The AFIL was not a political party in the contemporary sense of the term. Rather, it seemed a throwback to the years of the Independent Irish Party of the 1850s, and, as O’Brien himself once argued, a direct descendant of the League of North and South, founded by Gavan Duffy in the mid-nineteenth century. Though it elected a president – James Gilhooly of Bantry - it had no whips, and member MPs had complete freedom to vote whichever way they chose in any issue outside the land and Home Rule questions. In addition, outside of the Land and Labour Association in Cork, it did not have a clear grassroots structure, though ‘clubs’ did spring up, particularly in Cork city, where one such club had a room at Emmet Place, opposite the site of the present Opera House. These clubs also functioned as social and cultural centres, and O’Brien addressed a large gathering of these clubs infrequently, mostly on topics ranging from ‘The influence of Thomas Davis’ to the Home Rule situation.
In 1918, the AFIL decided not to contest the general election, instead supporting the new Sinn Fein party. Many of its leaders retired from public life. O’Brien retired to his house at Bellevue near Mallow, but Tim Healy (who had been associated with the AFIL, though never formally, through his relationship with O’Brien, which had strengthened since the Home Rule Crisis of 1912 – 14) continued to appear in the public eye. When the Treaty was signed in 1921, many of the ex-AFIL members and supporters opposed the settlement (the second strand in a two-pronged solution, the first being the Better Government of Ireland Act in 1920) on the grounds of partition. These anti-Treatyites eventually joined the fledgling Fianna Fail party upon its foundation in 1926. In his last public utterance, before the general election of June 1927, O’Brien condemned the partition of the country and wholeheartedly endorsed the programme of Fianna Fail.

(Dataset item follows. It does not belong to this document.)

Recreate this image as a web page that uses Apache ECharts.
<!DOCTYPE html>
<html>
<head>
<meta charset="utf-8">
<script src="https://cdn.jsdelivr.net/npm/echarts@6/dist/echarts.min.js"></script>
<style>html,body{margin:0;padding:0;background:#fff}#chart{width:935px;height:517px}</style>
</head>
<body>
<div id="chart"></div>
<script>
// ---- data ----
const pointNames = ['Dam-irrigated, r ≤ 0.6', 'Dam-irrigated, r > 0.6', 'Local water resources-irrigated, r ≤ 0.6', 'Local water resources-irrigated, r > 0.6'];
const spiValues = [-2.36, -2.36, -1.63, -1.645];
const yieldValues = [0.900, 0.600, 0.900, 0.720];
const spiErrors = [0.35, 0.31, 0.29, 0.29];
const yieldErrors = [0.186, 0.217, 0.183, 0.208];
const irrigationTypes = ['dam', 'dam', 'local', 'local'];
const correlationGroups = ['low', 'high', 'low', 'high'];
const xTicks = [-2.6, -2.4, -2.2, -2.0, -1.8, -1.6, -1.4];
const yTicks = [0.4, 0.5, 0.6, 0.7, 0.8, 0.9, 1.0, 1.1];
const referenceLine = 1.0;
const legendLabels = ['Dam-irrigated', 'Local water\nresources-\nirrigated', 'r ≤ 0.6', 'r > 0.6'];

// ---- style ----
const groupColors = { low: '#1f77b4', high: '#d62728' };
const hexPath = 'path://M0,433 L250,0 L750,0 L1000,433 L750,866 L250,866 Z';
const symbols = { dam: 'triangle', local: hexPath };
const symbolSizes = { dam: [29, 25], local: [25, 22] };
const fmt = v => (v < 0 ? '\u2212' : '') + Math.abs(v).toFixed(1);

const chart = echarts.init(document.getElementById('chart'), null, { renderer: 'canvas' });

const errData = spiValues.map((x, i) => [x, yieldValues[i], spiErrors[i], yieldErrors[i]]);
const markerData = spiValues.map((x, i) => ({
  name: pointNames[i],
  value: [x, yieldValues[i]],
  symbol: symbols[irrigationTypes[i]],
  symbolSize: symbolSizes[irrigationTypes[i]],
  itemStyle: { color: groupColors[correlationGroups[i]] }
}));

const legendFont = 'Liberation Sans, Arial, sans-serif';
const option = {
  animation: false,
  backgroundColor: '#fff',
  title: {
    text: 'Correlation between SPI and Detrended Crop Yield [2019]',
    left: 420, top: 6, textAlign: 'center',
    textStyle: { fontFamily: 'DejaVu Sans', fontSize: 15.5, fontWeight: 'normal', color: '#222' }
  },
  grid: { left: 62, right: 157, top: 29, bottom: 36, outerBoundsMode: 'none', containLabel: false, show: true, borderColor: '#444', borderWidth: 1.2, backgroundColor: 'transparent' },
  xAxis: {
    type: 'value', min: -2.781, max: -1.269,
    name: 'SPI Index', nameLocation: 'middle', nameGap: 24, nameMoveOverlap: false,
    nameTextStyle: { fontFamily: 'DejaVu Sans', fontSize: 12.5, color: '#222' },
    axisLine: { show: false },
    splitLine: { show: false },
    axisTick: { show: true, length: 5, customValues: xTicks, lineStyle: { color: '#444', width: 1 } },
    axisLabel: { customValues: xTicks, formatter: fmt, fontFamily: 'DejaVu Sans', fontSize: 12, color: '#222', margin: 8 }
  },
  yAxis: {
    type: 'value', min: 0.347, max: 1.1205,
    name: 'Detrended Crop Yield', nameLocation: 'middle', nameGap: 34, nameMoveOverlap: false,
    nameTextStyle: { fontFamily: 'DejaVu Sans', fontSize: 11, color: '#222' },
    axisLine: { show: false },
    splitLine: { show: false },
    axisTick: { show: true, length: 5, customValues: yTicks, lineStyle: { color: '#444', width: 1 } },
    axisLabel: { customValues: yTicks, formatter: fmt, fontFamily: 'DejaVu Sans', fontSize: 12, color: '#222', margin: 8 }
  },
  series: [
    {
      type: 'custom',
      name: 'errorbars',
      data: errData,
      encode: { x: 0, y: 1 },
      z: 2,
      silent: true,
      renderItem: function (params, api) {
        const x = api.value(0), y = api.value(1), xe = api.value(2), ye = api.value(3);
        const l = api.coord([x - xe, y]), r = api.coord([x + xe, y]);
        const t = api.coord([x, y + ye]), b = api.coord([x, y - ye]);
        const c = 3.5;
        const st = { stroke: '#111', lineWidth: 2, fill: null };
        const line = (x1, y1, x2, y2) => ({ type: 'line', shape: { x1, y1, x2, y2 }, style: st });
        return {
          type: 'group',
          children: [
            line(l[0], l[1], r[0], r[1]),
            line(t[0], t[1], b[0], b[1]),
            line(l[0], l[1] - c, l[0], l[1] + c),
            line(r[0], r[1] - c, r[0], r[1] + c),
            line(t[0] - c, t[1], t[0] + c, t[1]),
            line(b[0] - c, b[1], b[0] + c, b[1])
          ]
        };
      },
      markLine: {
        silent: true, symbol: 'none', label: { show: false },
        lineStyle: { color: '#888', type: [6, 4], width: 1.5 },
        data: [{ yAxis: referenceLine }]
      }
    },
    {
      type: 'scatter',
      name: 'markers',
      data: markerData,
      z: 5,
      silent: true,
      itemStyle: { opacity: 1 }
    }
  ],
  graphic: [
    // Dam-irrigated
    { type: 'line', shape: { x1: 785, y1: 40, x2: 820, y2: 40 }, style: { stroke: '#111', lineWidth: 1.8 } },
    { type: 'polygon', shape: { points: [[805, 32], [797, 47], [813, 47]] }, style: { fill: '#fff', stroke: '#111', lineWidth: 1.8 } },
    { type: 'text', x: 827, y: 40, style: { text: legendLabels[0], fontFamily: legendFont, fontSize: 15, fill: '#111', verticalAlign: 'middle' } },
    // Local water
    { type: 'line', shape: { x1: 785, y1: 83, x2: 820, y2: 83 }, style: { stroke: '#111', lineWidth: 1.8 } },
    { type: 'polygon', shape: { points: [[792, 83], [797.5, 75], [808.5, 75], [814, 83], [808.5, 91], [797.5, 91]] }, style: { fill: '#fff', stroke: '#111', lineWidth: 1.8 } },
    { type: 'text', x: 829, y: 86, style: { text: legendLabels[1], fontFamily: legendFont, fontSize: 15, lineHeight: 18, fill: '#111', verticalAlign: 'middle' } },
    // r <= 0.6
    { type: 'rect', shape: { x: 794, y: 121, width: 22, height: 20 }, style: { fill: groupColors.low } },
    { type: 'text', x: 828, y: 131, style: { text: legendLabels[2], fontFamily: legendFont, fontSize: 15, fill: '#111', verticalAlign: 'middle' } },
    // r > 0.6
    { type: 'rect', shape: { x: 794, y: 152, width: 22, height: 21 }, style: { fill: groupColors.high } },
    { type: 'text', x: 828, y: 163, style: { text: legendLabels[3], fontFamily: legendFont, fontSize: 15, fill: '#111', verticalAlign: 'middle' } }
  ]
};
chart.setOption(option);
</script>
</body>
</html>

In a paper presented at the UCC History Department conference on Jack Lynch in late 2008, the political editor of the Irish Times, Stephen Collins, drew attendees attention to the political education of Lynch; his father, Daniel, a tailor originally from near Bantry, was an O’Brien supporter. Frank O’Connor, in his autobiography, mentioned his father as being an O’Brienite, though for reasons musical as well as political. The influence of the AFIL upon early Fianna Fail policy, particularly with regard to “the national question”, is a topic that deserves further exploration. The influence of the group on many aspects of Irish politics and society has yet to be uncovered. Indeed, one may – if one so wishes – argue that, with the demise of the Progressive Democrats and the advent of the Good Friday Agreement, it is only very recently that one half of the programme the AFIL advocated in embryo has been achieved. As for the other half, pertaining to social reform, it is the sole preserve of the people of Ireland to work to bring this about. Irish people should cease the incessant whining about the condition of the country, as they have done for so many decades, and bring themselves to a point where they can realistically aspire to the goals set – in theory at least – by the founders of this unique movement.